基于lq正则项的稀疏线性判别分析

Sparse Linear Discriminant Analysis Based on lq Regularization

线性判别分析在特征提取和数据降维及分类上具有重要的作用, 随着科技的进步, 需要处理的数据越来越庞大, 然而在高维情形下, 线性判别分析面对着两个问题—投影后的数据解释性不足, 因为它们均涉及到所有p个特征, 是所有特征的线性组合以及类内协方差矩阵的奇异性问题。线性判别分析存在三个不同的论点: 多元高斯模型、Fisher判别问题和最优评分问题。针对这两个问题, 本文建立了一种求解第k个判别成分的模型, 该模型首先对线性判别分析中的Fisher判别问题原始模型做出变换, 利用类内方差的对角估计矩阵代替原始类内协方差矩阵, 克服了矩阵奇异的问题, 同时将其投影到正交投影空间上, 以便去掉其正交约束, 随后加入了lq范数正则项, 增强其解释性, 实现降维和分类的目的。最后给出了求解该模型的迭代算法及收敛性分析, 证明了由该算法产生的序列是下降收敛的, 且对任意初始值均收敛到问题的局部最小值。

Linear discriminant analysis plays an important role in feature extraction, data dimensionality reduction, and classification.

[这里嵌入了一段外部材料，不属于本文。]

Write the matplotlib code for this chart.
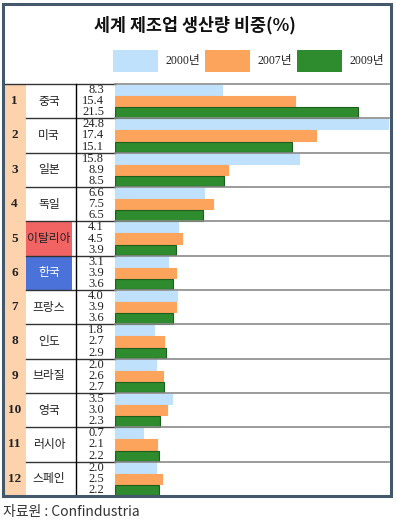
import matplotlib
matplotlib.use("Agg")
import numpy as np
import matplotlib.pyplot as plt
from matplotlib.patches import Rectangle
from matplotlib.transforms import blended_transform_factory

plt.rcParams["font.family"] = ["Noto Sans CJK KR", "DejaVu Sans"]

# data
countries = ["중국", "미국", "일본", "독일", "이탈리아", "한국",
             "프랑스", "인도", "브라질", "영국", "러시아", "스페인"]
ranks = [1, 2, 3, 4, 5, 6, 7, 8, 9, 10, 11, 12]
years = ["2000년", "2007년", "2009년"]
share_2000 = [8.3, 24.8, 15.8, 6.6, 4.1, 3.1, 4.0, 1.8, 2.0, 3.5, 0.7, 2.0]
share_2007 = [15.4, 17.4, 8.9, 7.5, 4.5, 3.9, 3.9, 2.7, 2.6, 3.0, 2.1, 2.5]
share_2009 = [21.5, 15.1, 8.5, 6.5, 3.9, 3.6, 3.6, 2.9, 2.7, 2.3, 2.2, 2.2]

colors = ["#bfe1fb", "#fca35c", "#2e8b2e"]
edges = ["#bfe1fb", "#fca35c", "#1d5f1d"]
frame_color = "#44586b"
serif = ["Liberation Serif", "Noto Sans CJK KR"]

W, H = 396, 522
fig = plt.figure(figsize=(W / 100, H / 100), dpi=100)

# bar axes, placed in pixel terms
left_px, right_px, top_px, bot_px = 115, 389, 84, 496
ax = fig.add_axes([left_px / W, 1 - bot_px / H,
                   (right_px - left_px) / W, (bot_px - top_px) / H])
axis_min = -2.0
ax.set_xlim(axis_min, 24.45)
ax.set_ylim(len(countries) - 0.5, -0.5)
ax.axis("off")

y = np.arange(len(countries))
offsets = [-0.33, 0.0, 0.33]
series = [share_2000, share_2007, share_2009]
for vals, off, c, e in zip(series, offsets, colors, edges):
    vals = np.array(vals)
    ax.barh(y + off, vals - axis_min, left=axis_min, height=0.3,
            color=c, edgecolor=e, linewidth=0.8)
    for yi, v in zip(y, vals):
        ax.annotate(f"{v:.1f}", xy=(0, yi + off), xycoords=("axes fraction", "data"),
                    xytext=(-11, 0), textcoords="offset pixels",
                    ha="right", va="center", fontsize=9, family=serif,
                    color="#222222")

# table decoration in pixel coords
bl = blended_transform_factory(ax.transAxes, ax.transData)
px = lambda p: (p - left_px) / (right_px - left_px)

ax.add_patch(Rectangle((px(3), -0.5), px(26) - px(3), len(countries),
                       transform=bl, facecolor="#fcd3ac", edgecolor="none",
                       clip_on=False, zorder=0))
highlight = {4: "#f26464", 5: "#4a72d9"}
for row, col in highlight.items():
    ax.add_patch(Rectangle((px(26), row - 0.5), px(72) - px(26), 1,
                           transform=bl, facecolor=col, edgecolor="none",
                           clip_on=False, zorder=0))

for b in np.arange(-0.5, len(countries), 1.0):
    start = px(3) if b == -0.5 else px(26)
    ax.plot([start, px(115)], [b, b], transform=bl,
            color="#333333", lw=1.0, clip_on=False)
    ax.plot([0, 1], [b, b], transform=bl, color="#8a8a8a", lw=1.2,
            clip_on=False, zorder=3)
ax.plot([px(76), px(76)], [-0.5, len(countries) - 0.5], transform=bl,
        color="black", lw=1.0, clip_on=False)

for yi, r, name in zip(y, ranks, countries):
    ax.text(px(14.5), yi, str(r), transform=bl, ha="center", va="center",
            fontsize=9.5, fontweight="bold", family=serif, color="#222222")
    ax.text(px(49), yi, name, transform=bl, ha="center", va="center",
            fontsize=8.5, color="white" if yi == 5 else "#222222")

# title, legend, source
fig.text(195 / W, 1 - 25 / H, "세계 제조업 생산량 비중(%)", ha="center", va="center",
         fontsize=12.5, fontweight="bold", color="#111111")
for i, (lbl, c) in enumerate(zip(years, colors)):
    x0 = 113 + 92 * i
    fig.patches.append(Rectangle((x0 / W, 1 - 72 / H), 45 / W, 22 / H,
                                 transform=fig.transFigure, facecolor=c,
                                 edgecolor="none"))
    fig.text((x0 + 52) / W, 1 - 61 / H, lbl, ha="left", va="center",
             fontsize=8.5, family=serif, color="#222222")

fig.text(3 / W, 1 - 512 / H, "자료원 : Confindustria", ha="left", va="center",
         fontsize=10, color="#333333")

# outer frame
fig.patches.append(Rectangle((3 / W, 1 - 496 / H), 388 / W, 492 / H,
                             transform=fig.transFigure, facecolor="none",
                             edgecolor=frame_color, linewidth=2.2))

fig.savefig("out.png", dpi=100)
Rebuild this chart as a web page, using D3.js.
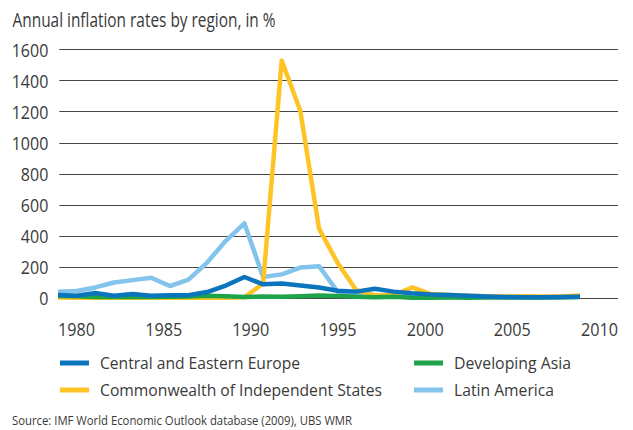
<!DOCTYPE html>
<html>
<head>
<meta charset="utf-8">
<script src="https://cdn.jsdelivr.net/npm/d3@7"></script>
<style>
  html, body { margin: 0; padding: 0; background: #fff; }
  svg text { font-family: "Open Sans", "Noto Sans", sans-serif; fill: #3a3a3a; }
</style>
</head>
<body>
<svg id="chart" width="633" height="430"></svg>
<script>
// ---- Data ----
const years = d3.range(1980, 2009);
const seriesNames = ["Central and Eastern Europe", "Developing Asia", "Commonwealth of Independent States", "Latin America"];
const cee   = [20,15,32,15,25,15,18,18,38,80,135,88,94,81,68,47,41,60,41,30,23,19,15,10,7,5,5,6,8];
const asia  = [13,11,7,7,7,7,8,9,14,12,7,9,8,11,16,13,8,5,8,2,2,3,2,3,4,4,4,5,7];
const cis   = [3,2,2,2,2,2,2,2,2,2,5,93,1528,1203,446,225,50,17,18,68,25,20,14,12,10,12,9,10,16];
const latam = [40,45,68,100,115,130,77,118,228,368,480,135,152,196,205,40,22,13,10,9,8,6,9,10,7,6,5,5,8];
const yTicks = [0,200,400,600,800,1000,1200,1400,1600];
const xTickLabels = [1980,1985,1990,1995,2000,2005,2010];
const colors = {
  "Central and Eastern Europe": "#0a74bd",
  "Developing Asia": "#1fa34a",
  "Commonwealth of Independent States": "#fec325",
  "Latin America": "#82c4ec"
};

const svg = d3.select("#chart");

// fit text to a target width (condensed look of original font)
function fit(sel, w) {
  sel.each(function() {
    if (w) d3.select(this).attr("textLength", w).attr("lengthAdjust", "spacingAndGlyphs");
  });
}

// ---- Scales ----
const y = d3.scaleLinear().domain([0, 1600]).range([298, 49.3]);
const xData = d3.scalePoint().domain(years).range([58, 580]);
const xAxisScale = d3.scaleLinear().domain([1980, 2010]).range([76, 599]);

// ---- Title ----
svg.append("text").attr("x", 12.5).attr("y", 26.7).attr("font-size", 20)
  .text("Annual inflation rates by region, in %").call(fit, 263);

// ---- Gridlines ----
svg.append("g").selectAll("line").data(yTicks).join("line")
  .attr("x1", 59.3).attr("x2", 618)
  .attr("y1", d => Math.round(y(d)) + 0.5).attr("y2", d => Math.round(y(d)) + 0.5)
  .attr("stroke", "#474747").attr("stroke-width", 1.2);

// ---- Y axis labels ----
const yAxis = d3.axisLeft(y).tickValues(yTicks).tickSize(0).tickPadding(0).tickFormat(d3.format("d"));
const gy = svg.append("g").attr("transform", "translate(48.3,0)").call(yAxis);
gy.select(".domain").remove();
gy.selectAll("text").attr("font-size", 18.6).attr("fill", "#3a3a3a").attr("dy", "0.36em")
  .style("font-family", "'Open Sans', sans-serif")
  .each(function(d) { const s = String(d).length; d3.select(this).attr("textLength", s * 9.15).attr("lengthAdjust", "spacingAndGlyphs"); });

// ---- X axis labels ----
const xAxis = d3.axisBottom(xAxisScale).tickValues(xTickLabels).tickSize(0).tickPadding(0).tickFormat(d3.format("d"));
const gx = svg.append("g").attr("transform", "translate(0,0)").call(xAxis);
gx.select(".domain").remove();
gx.selectAll("text").attr("font-size", 18.6).attr("fill", "#3a3a3a").attr("y", 335.7).attr("dy", 0)
  .style("font-family", "'Open Sans', sans-serif")
  .attr("textLength", 37).attr("lengthAdjust", "spacingAndGlyphs");

// ---- Lines ----
const lineGen = d3.line().x((d, i) => xData(years[i])).y(d => y(d));
const drawOrder = [
  ["Latin America", latam],
  ["Commonwealth of Independent States", cis],
  ["Developing Asia", asia],
  ["Central and Eastern Europe", cee]
];
svg.append("g").selectAll("path").data(drawOrder).join("path")
  .attr("d", d => lineGen(d[1]))
  .attr("fill", "none")
  .attr("stroke", d => colors[d[0]])
  .attr("stroke-width", 4.5)
  .attr("stroke-linejoin", "round");

// ---- Legend ----
const legendItems = [
  {name: "Central and Eastern Europe", x: 60, y: 363, w: 200},
  {name: "Developing Asia", x: 414, y: 363, w: 117},
  {name: "Commonwealth of Independent States", x: 60, y: 390, w: 282},
  {name: "Latin America", x: 414, y: 390, w: 100}
];
const lg = svg.append("g").selectAll("g").data(legendItems).join("g")
  .attr("transform", d => `translate(${d.x},${d.y})`);
lg.append("line").attr("x1", 0).attr("x2", 29).attr("y1", 0).attr("y2", 0)
  .attr("stroke", d => colors[d.name]).attr("stroke-width", 5);
lg.append("text").attr("x", 40).attr("y", 6).attr("font-size", 17)
  .text(d => d.name)
  .each(function(d) { d3.select(this).attr("textLength", d.w).attr("lengthAdjust", "spacingAndGlyphs"); });

// ---- Source ----
svg.append("text").attr("x", 12).attr("y", 424.5).attr("font-size", 13.5)
  .text("Source: IMF World Economic Outlook database (2009), UBS WMR").call(fit, 340);
</script>
</body>
</html>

With the progress of science and technology, the data that need to be processed are becoming increasingly large. However, in high-dimensional situations, linear discriminant analysis faces two problems: the lack of interpretability of the projected data since they all involve all p features, which are linear combinations of all features, as well as the singularity problem of the within-class covariance matrix. There are three different arguments for linear discriminant analysis: multivariate Gaussian model, Fisher discrimination problem, and optimal scoring problem. To solve these two problems, this article establishes a model for solving the kth discriminant component, which first transforms the original model of Fisher discriminant problem in linear discriminant analysis by using a diagonal estimated matrix for the within-class variance in place of the original within-class covariance matrix, which overcomes the singularity problem of the matrix and projects it to an orthogonal projection space to remove its orthogonal constraints, and subsequently an lq norm regularization term is added to enhance its interpretability for the purpose of dimensionality reduction and classification. Finally, an iterative algorithm for solving the model and a convergence analysis are given, and it is proved that the sequence generated by the algorithm is descended and converges to a local minimum of the problem for any initial value.